▸ MATERIAL:
# # # # #
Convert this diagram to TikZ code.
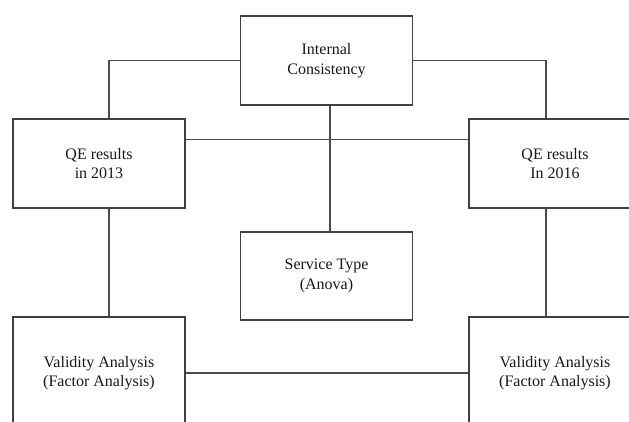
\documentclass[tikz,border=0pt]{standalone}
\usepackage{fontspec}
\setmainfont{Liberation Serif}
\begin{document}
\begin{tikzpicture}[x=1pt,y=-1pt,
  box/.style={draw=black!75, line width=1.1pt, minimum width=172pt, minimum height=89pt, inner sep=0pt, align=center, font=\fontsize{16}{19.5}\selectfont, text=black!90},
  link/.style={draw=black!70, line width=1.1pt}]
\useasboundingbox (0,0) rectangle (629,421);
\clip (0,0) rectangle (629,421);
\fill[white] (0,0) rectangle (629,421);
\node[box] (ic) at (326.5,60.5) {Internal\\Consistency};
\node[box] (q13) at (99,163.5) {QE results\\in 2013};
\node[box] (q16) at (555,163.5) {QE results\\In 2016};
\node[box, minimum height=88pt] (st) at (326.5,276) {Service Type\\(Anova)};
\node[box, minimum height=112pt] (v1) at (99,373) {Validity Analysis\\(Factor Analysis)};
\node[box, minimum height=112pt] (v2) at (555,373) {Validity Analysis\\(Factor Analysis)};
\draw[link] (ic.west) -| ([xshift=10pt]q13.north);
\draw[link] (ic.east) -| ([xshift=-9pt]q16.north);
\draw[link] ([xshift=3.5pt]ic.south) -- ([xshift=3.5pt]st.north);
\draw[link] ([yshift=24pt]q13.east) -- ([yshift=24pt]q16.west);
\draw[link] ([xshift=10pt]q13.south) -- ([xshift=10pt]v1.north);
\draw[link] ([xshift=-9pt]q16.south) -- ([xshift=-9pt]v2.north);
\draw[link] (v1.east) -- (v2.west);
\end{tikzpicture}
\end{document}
# # # # #
Exactly as written, return every line of the listing, but not the pictures.

▸ EXERCISE RESULT:
Convert this diagram to TikZ code.
\documentclass[tikz,border=0pt]{standalone}
\usepackage{fontspec}
\setmainfont{Liberation Serif}
\begin{document}
\begin{tikzpicture}[x=1pt,y=-1pt,
  box/.style={draw=black!75, line width=1.1pt, minimum width=172pt, minimum height=89pt, inner sep=0pt, align=center, font=\fontsize{16}{19.5}\selectfont, text=black!90},
  link/.style={draw=black!70, line width=1.1pt}]
\useasboundingbox (0,0) rectangle (629,421);
\clip (0,0) rectangle (629,421);
\fill[white] (0,0) rectangle (629,421);
\node[box] (ic) at (326.5,60.5) {Internal\\Consistency};
\node[box] (q13) at (99,163.5) {QE results\\in 2013};
\node[box] (q16) at (555,163.5) {QE results\\In 2016};
\node[box, minimum height=88pt] (st) at (326.5,276) {Service Type\\(Anova)};
\node[box, minimum height=112pt] (v1) at (99,373) {Validity Analysis\\(Factor Analysis)};
\node[box, minimum height=112pt] (v2) at (555,373) {Validity Analysis\\(Factor Analysis)};
\draw[link] (ic.west) -| ([xshift=10pt]q13.north);
\draw[link] (ic.east) -| ([xshift=-9pt]q16.north);
\draw[link] ([xshift=3.5pt]ic.south) -- ([xshift=3.5pt]st.north);
\draw[link] ([yshift=24pt]q13.east) -- ([yshift=24pt]q16.west);
\draw[link] ([xshift=10pt]q13.south) -- ([xshift=10pt]v1.north);
\draw[link] ([xshift=-9pt]q16.south) -- ([xshift=-9pt]v2.north);
\draw[link] (v1.east) -- (v2.west);
\end{tikzpicture}
\end{document}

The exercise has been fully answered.